On Tuesday, Feb. 3, East Tennessee State University will be Dobbins’ mission field. She will lead a 4-5 p.m. roundtable discussion in D.P. Culp Center’s East Tennessee Room on the third floor, then present a 7 p.m. reading of her poetry in Ball Hall Room 127. A question-and-answer session and light reception in Slocumb Galleries will follow the reading. All of these events, co-sponsored by ETSU’s Mary B. Martin School of the Arts and the Department of Literature & Language, are free and open to the public.
Dobbins says she will read from her two books of poetry, “In the Low Houses,” published in 2014, and the recently completed “River Mouth,” and at the roundtable may share some of her drafts for the new poems to spur conversation.
“For students, the process of a poem can be very mysterious and a lot of poets are a little too secretive about it,” she says. “They’re scared that if they talk about it, then it might not work anymore, whereas I am the opposite. I want to show you many different ways that I do something so that it can help you or maybe trigger something else that might help you.”
ETSU Literature & Language Professor and poet Dr. Jesse Graves will moderate the roundtable discussion for his friend and former classmate from the University of Tennessee-Knoxville College Scholars program.
“We taught high school and middle school students from Knoxville in this young writer’s workshop that UT sponsors,” Graves recalls, “and I always remember how Heather made the poetry seem just such a normal part of life … It doesn’t have to be about just the sort of monumental things, but it can be about whatever is happening in your life, whatever your wishes and wants and desires are. There is room for that in poetry.”
The ETSU events are tailored to convey that accessibility, Graves says, to make everyone feel welcome. “It’s sometimes a little intimidating after a poetry reading especially for a student who has not been to this sort of thing very much to ask a question during the Q&A session,” he says. “The roundtable is a little less formal and a little more inviting – sort of based on the fact that no one is standing on a stage, up in front. They’re sitting right there beside you. It makes it much easier to talk with them, and I think Heather will have a lot to say about writing, about how she teaches writing.”

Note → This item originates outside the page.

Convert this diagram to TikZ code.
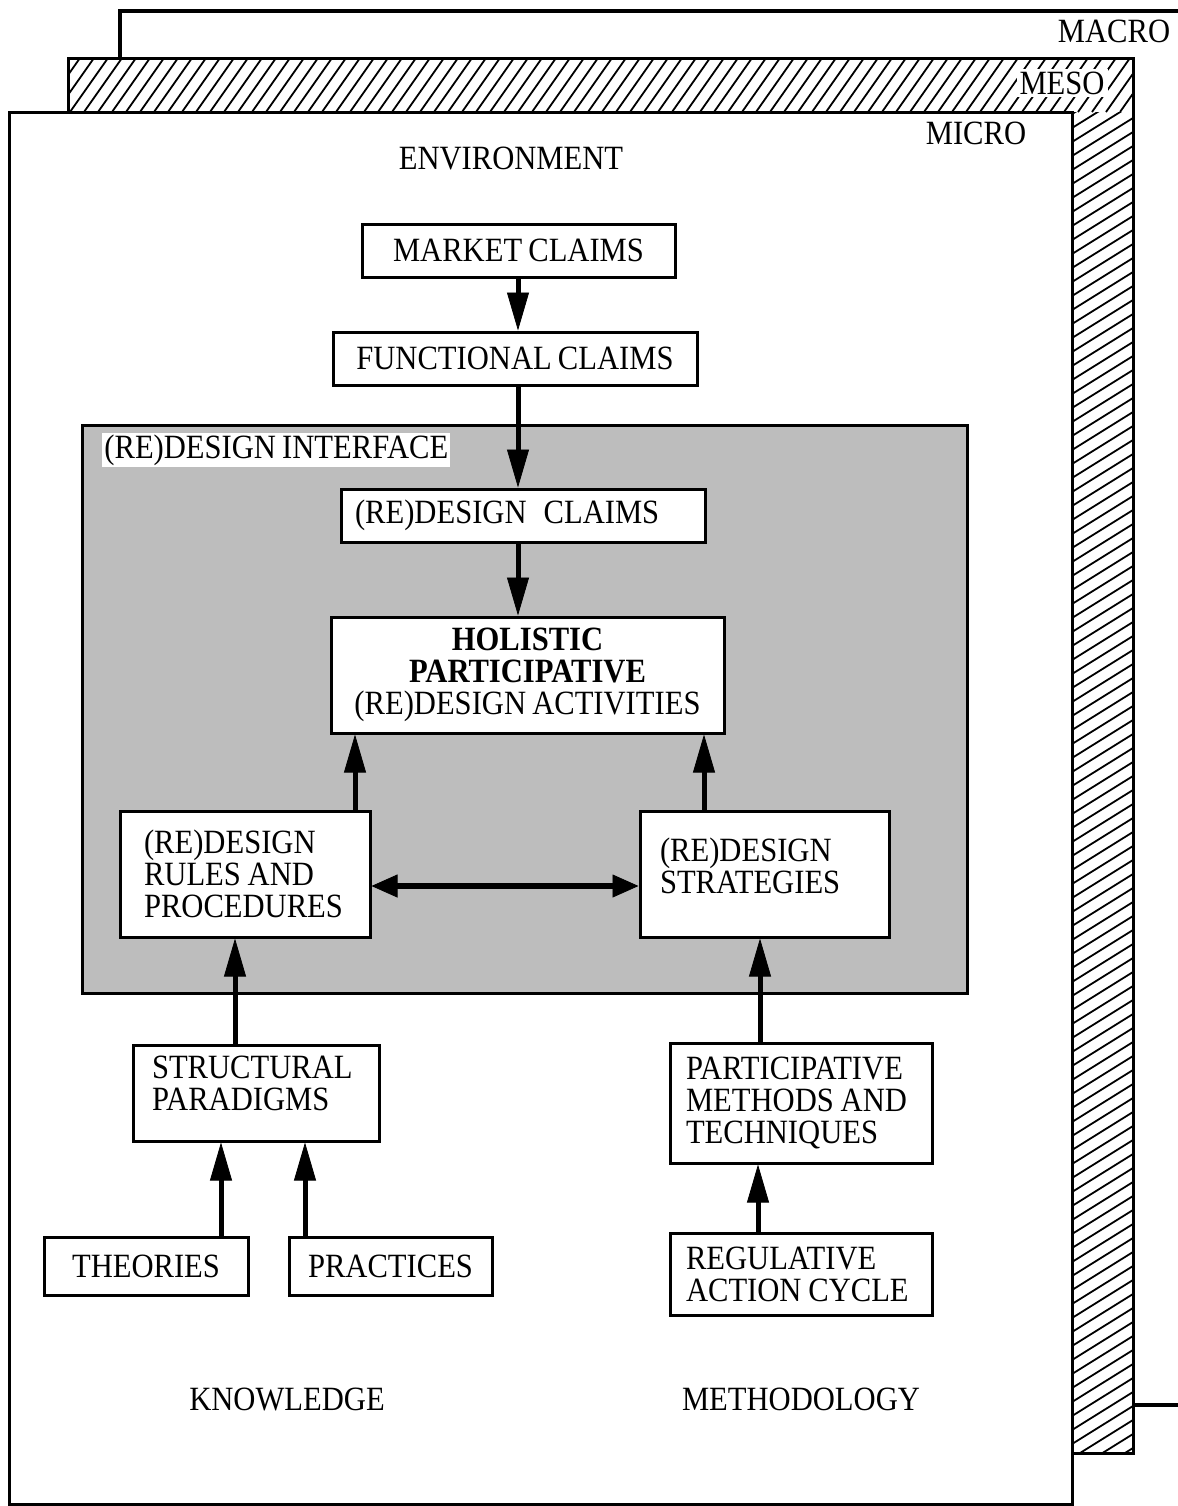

People who would like to discuss poetry often feel pressure to sound expert, Dobbins says. “Don’t think of the poem as this riddle,” she says, “where everyone is going to laugh because you don’t know the answer … Let yourself have that experience without getting overly analytical or intellectual about it or you’ll miss the good stuff of it.”
Dobbins’ poetry, too, is quite accessible and relevant to anyone who has an affinity for their roots and culture. “Heather has a strong connection to places,” Graves says. “She writes really beautifully about particularly her part of Tennessee, around Memphis … I have told my students, ‘Come to the reading to hear this really beautiful, musical language, this rich and highly textured language. But also for its richness of feeling in Heather’s work and for how much I think they will recognize that their own lives and their own experiences could transfer into these poems.”
Poetry, prose and words with lyrical content have often flowed for Dobbins in odd and eclectic locations. As a child growing up in Memphis, Dobbins would ride her bike around the neighborhood concocting song lyrics as she listened to her Walkman. “They were very passionate and over-the-top …” Dobbins says. “I was just so full of these lyrics and rhymes and the sense of song.”
In high school, Dobbins made the transition from lyrics to lyrical words, and from the flute to poetry. The film “Dead Poets Society” was part of her inspiration. “I so longed for a Mr. Keating, but I didn’t have one,” she says. “So I would hold these Poetry Societies in my 1978 Oldsmobile … it was very large, the Oldsmobile.”
The pursuit of poetry and creative writing led her not only to University of Tennessee-Knoxville, but also to Holy Names University in Oakland, Calif., and Bennington College, Vt., for master’s degrees. Despite an expectation that she would become a college professor, Dobbins, while at UT, found her calling, in middle and high school classrooms. “It was a ruinous time,” she says with wry humor. “That’s when I fell in love with teenagers … and how open and how hungry they were for poetry.”
She has now been teaching and encouraging young writers for 14 years, in California and back home in Memphis, where she founded River City Scribes, a creative writing workshop for teens.
“A really great poem will keep getting to you for years and years and years because it will have all those layers and those myriad interpretations, and for me, that’s endlessly enjoyable, and I love showing that to students.I love showing that to students and teaching them that.
“That’s part of my mission … I get to be a literary activist in that way.”